• [Data excerpts]:
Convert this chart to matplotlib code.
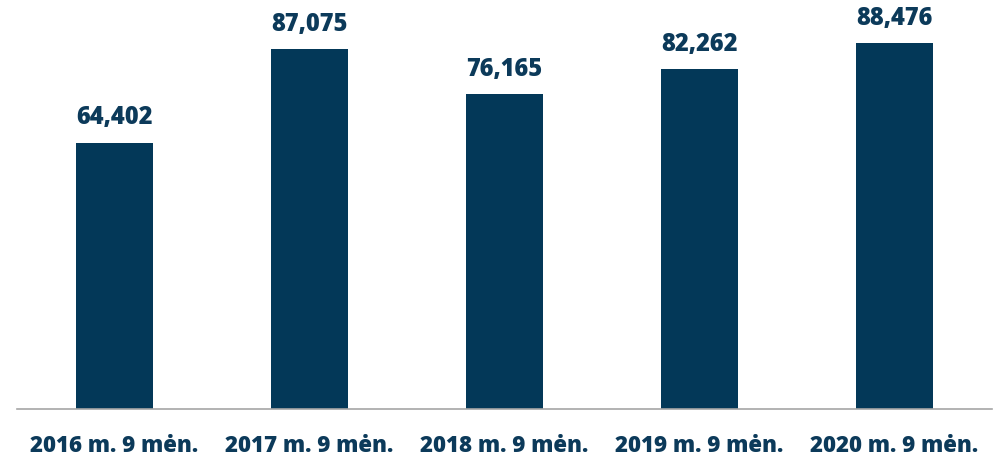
import matplotlib
matplotlib.use("Agg")
from matplotlib import pyplot as plt

# data
categories = ["2016 m. 9 mėn.", "2017 m. 9 mėn.", "2018 m. 9 mėn.",
              "2019 m. 9 mėn.", "2020 m. 9 mėn."]
values = [64402, 87075, 76165, 82262, 88476]

BAR_COLOR = "#033858"
TEXT_COLOR = "#0c3a5a"

plt.rcParams['font.family'] = ['Open Sans', 'DejaVu Sans']

fig = plt.figure(figsize=(10, 4.59), dpi=100)
ax = fig.add_axes([0.017, 1 - 409 / 459, 0.975, 409 / 459])

x = range(len(categories))
bars = ax.bar(x, values, width=0.395, color=BAR_COLOR)

for rect, v in zip(bars, values):
  ax.annotate(f"{v:,}", (rect.get_x() + rect.get_width() / 2, v),
              xytext=(0, 9), textcoords="offset points",
              ha="center", va="bottom", fontsize=17, fontweight=800,
              color=TEXT_COLOR)

ax.set_xlim(-0.5, len(categories) - 0.5)
ax.set_ylim(0, 99000)
ax.set_xticks(list(x))
ax.set_xticklabels(categories, fontsize=16, fontweight=800, color=TEXT_COLOR)
ax.tick_params(axis="x", length=0, pad=18)
ax.set_yticks([])

for side in ("top", "right", "left"):
  ax.spines[side].set_visible(False)
ax.spines["bottom"].set_color("#a6a6a6")
ax.spines["bottom"].set_linewidth(1.2)

fig.savefig("out.png", dpi=100)
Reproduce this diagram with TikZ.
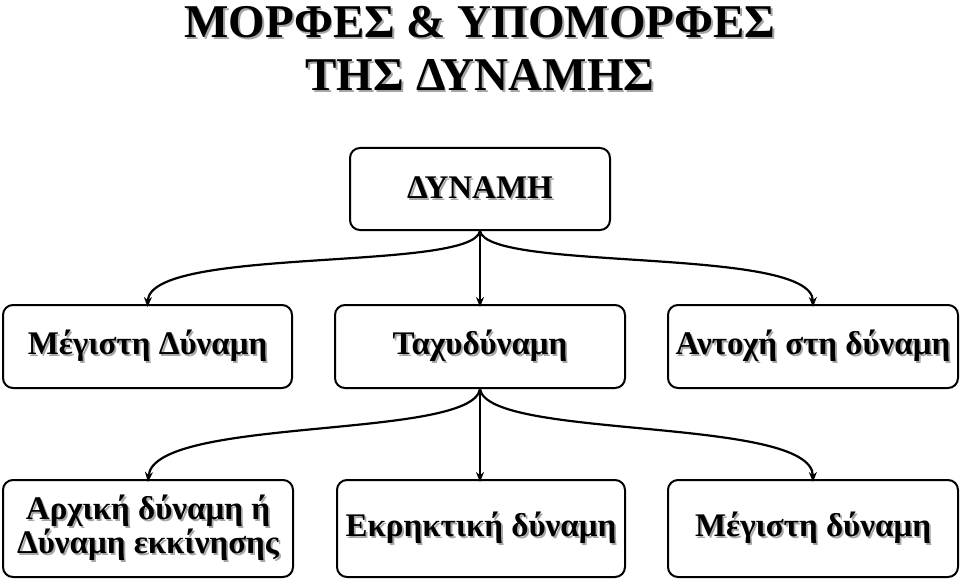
\documentclass[tikz,border=0pt]{standalone}
\usepackage{fontspec}
\setmainfont{Liberation Serif}
\usetikzlibrary{arrows.meta}
\newcommand{\shd}[1]{\makebox[0pt][l]{\raisebox{-1.8pt}{\hspace{1.8pt}\textcolor{black!35}{#1}}}#1}
\tikzset{
  box/.style={draw, line width=2pt, rounded corners=10pt, font=\bfseries\fontsize{33}{34}\selectfont, align=center},
  link/.style={-{Stealth[length=10pt,width=8pt]}, line width=2.2pt}
}
\begin{document}
\begin{tikzpicture}[x=1pt,y=-1pt]
  \useasboundingbox (0,0) rectangle (960,580);
  \node[font=\bfseries\fontsize{47}{53}\selectfont, align=center] (title) at (480,49)
     {\shd{ΜΟΡΦΕΣ \& ΥΠΟΜΟΡΦΕΣ}\\\shd{ΤΗΣ ΔΥΝΑΜΗΣ}};

  \node[box, minimum width=260pt, minimum height=82pt] (dyn) at (480,189) {\shd{ΔΥΝΑΜΗ}};

  \node[box, minimum width=289pt, minimum height=83pt] (max) at (147.5,346.5) {\shd{Μέγιστη Δύναμη}};
  \node[box, minimum width=290pt, minimum height=83pt] (tax) at (480,346.5) {\shd{Ταχυδύναμη}};
  \node[box, minimum width=290pt, minimum height=83pt] (ant) at (813,346.5) {\shd{Αντοχή στη δύναμη}};

  \node[box, minimum width=290pt, minimum height=97pt] (arx) at (148,528.5) {\shd{Αρχική δύναμη ή}\\\shd{Δύναμη εκκίνησης}};
  \node[box, minimum width=288pt, minimum height=97pt] (ekr) at (481,528.5) {\shd{Εκρηκτική δύναμη}};
  \node[box, minimum width=290pt, minimum height=97pt] (meg) at (813,528.5) {\shd{Μέγιστη δύναμη}};

  \coordinate (a1) at (dyn.south);
  \coordinate (a2) at (tax.south);

  \draw[link] (a1) .. controls (472,272) and (150,246) .. ([yshift=-3pt]max.north);
  \draw[link] (a1) -- ([yshift=-3pt]tax.north);
  \draw[link] (a1) .. controls (488,272) and (812,246) .. ([yshift=-3pt]ant.north);

  \draw[link] (a2) .. controls (472,440) and (154,416) .. ([yshift=-3pt]arx.north);
  \draw[link] (a2) -- ([xshift=-1pt,yshift=-3pt]ekr.north);
  \draw[link] (a2) .. controls (488,440) and (812,416) .. ([yshift=-3pt]meg.north);
\end{tikzpicture}
\end{document}
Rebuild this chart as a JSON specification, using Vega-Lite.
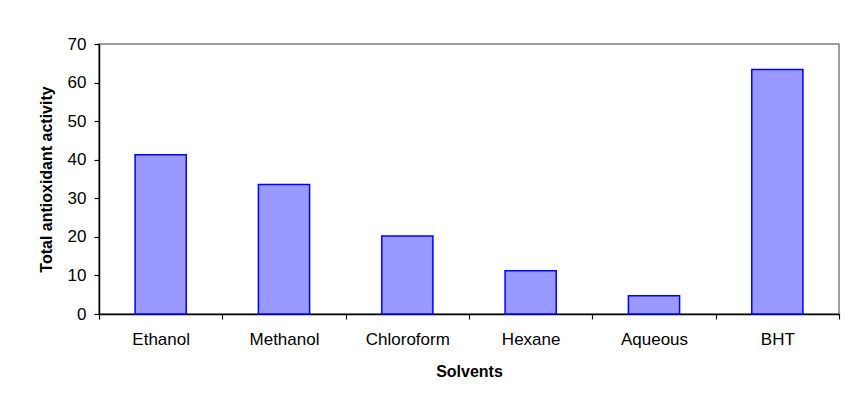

• [Objective]: Repeat the data in full and exactly. Omit pictures.

• [Task answer]:
Convert this chart to matplotlib code.
import matplotlib
matplotlib.use("Agg")
from matplotlib import pyplot as plt

# data
categories = ["2016 m. 9 mėn.", "2017 m. 9 mėn.", "2018 m. 9 mėn.",
              "2019 m. 9 mėn.", "2020 m. 9 mėn."]
values = [64402, 87075, 76165, 82262, 88476]

BAR_COLOR = "#033858"
TEXT_COLOR = "#0c3a5a"

plt.rcParams['font.family'] = ['Open Sans', 'DejaVu Sans']

fig = plt.figure(figsize=(10, 4.59), dpi=100)
ax = fig.add_axes([0.017, 1 - 409 / 459, 0.975, 409 / 459])

x = range(len(categories))
bars = ax.bar(x, values, width=0.395, color=BAR_COLOR)

for rect, v in zip(bars, values):
  ax.annotate(f"{v:,}", (rect.get_x() + rect.get_width() / 2, v),
              xytext=(0, 9), textcoords="offset points",
              ha="center", va="bottom", fontsize=17, fontweight=800,
              color=TEXT_COLOR)

ax.set_xlim(-0.5, len(categories) - 0.5)
ax.set_ylim(0, 99000)
ax.set_xticks(list(x))
ax.set_xticklabels(categories, fontsize=16, fontweight=800, color=TEXT_COLOR)
ax.tick_params(axis="x", length=0, pad=18)
ax.set_yticks([])

for side in ("top", "right", "left"):
  ax.spines[side].set_visible(False)
ax.spines["bottom"].set_color("#a6a6a6")
ax.spines["bottom"].set_linewidth(1.2)

fig.savefig("out.png", dpi=100)
Reproduce this diagram with TikZ.
\documentclass[tikz,border=0pt]{standalone}
\usepackage{fontspec}
\setmainfont{Liberation Serif}
\usetikzlibrary{arrows.meta}
\newcommand{\shd}[1]{\makebox[0pt][l]{\raisebox{-1.8pt}{\hspace{1.8pt}\textcolor{black!35}{#1}}}#1}
\tikzset{
  box/.style={draw, line width=2pt, rounded corners=10pt, font=\bfseries\fontsize{33}{34}\selectfont, align=center},
  link/.style={-{Stealth[length=10pt,width=8pt]}, line width=2.2pt}
}
\begin{document}
\begin{tikzpicture}[x=1pt,y=-1pt]
  \useasboundingbox (0,0) rectangle (960,580);
  \node[font=\bfseries\fontsize{47}{53}\selectfont, align=center] (title) at (480,49)
     {\shd{ΜΟΡΦΕΣ \& ΥΠΟΜΟΡΦΕΣ}\\\shd{ΤΗΣ ΔΥΝΑΜΗΣ}};

  \node[box, minimum width=260pt, minimum height=82pt] (dyn) at (480,189) {\shd{ΔΥΝΑΜΗ}};

  \node[box, minimum width=289pt, minimum height=83pt] (max) at (147.5,346.5) {\shd{Μέγιστη Δύναμη}};
  \node[box, minimum width=290pt, minimum height=83pt] (tax) at (480,346.5) {\shd{Ταχυδύναμη}};
  \node[box, minimum width=290pt, minimum height=83pt] (ant) at (813,346.5) {\shd{Αντοχή στη δύναμη}};

  \node[box, minimum width=290pt, minimum height=97pt] (arx) at (148,528.5) {\shd{Αρχική δύναμη ή}\\\shd{Δύναμη εκκίνησης}};
  \node[box, minimum width=288pt, minimum height=97pt] (ekr) at (481,528.5) {\shd{Εκρηκτική δύναμη}};
  \node[box, minimum width=290pt, minimum height=97pt] (meg) at (813,528.5) {\shd{Μέγιστη δύναμη}};

  \coordinate (a1) at (dyn.south);
  \coordinate (a2) at (tax.south);

  \draw[link] (a1) .. controls (472,272) and (150,246) .. ([yshift=-3pt]max.north);
  \draw[link] (a1) -- ([yshift=-3pt]tax.north);
  \draw[link] (a1) .. controls (488,272) and (812,246) .. ([yshift=-3pt]ant.north);

  \draw[link] (a2) .. controls (472,440) and (154,416) .. ([yshift=-3pt]arx.north);
  \draw[link] (a2) -- ([xshift=-1pt,yshift=-3pt]ekr.north);
  \draw[link] (a2) .. controls (488,440) and (812,416) .. ([yshift=-3pt]meg.north);
\end{tikzpicture}
\end{document}
Rebuild this chart as a JSON specification, using Vega-Lite.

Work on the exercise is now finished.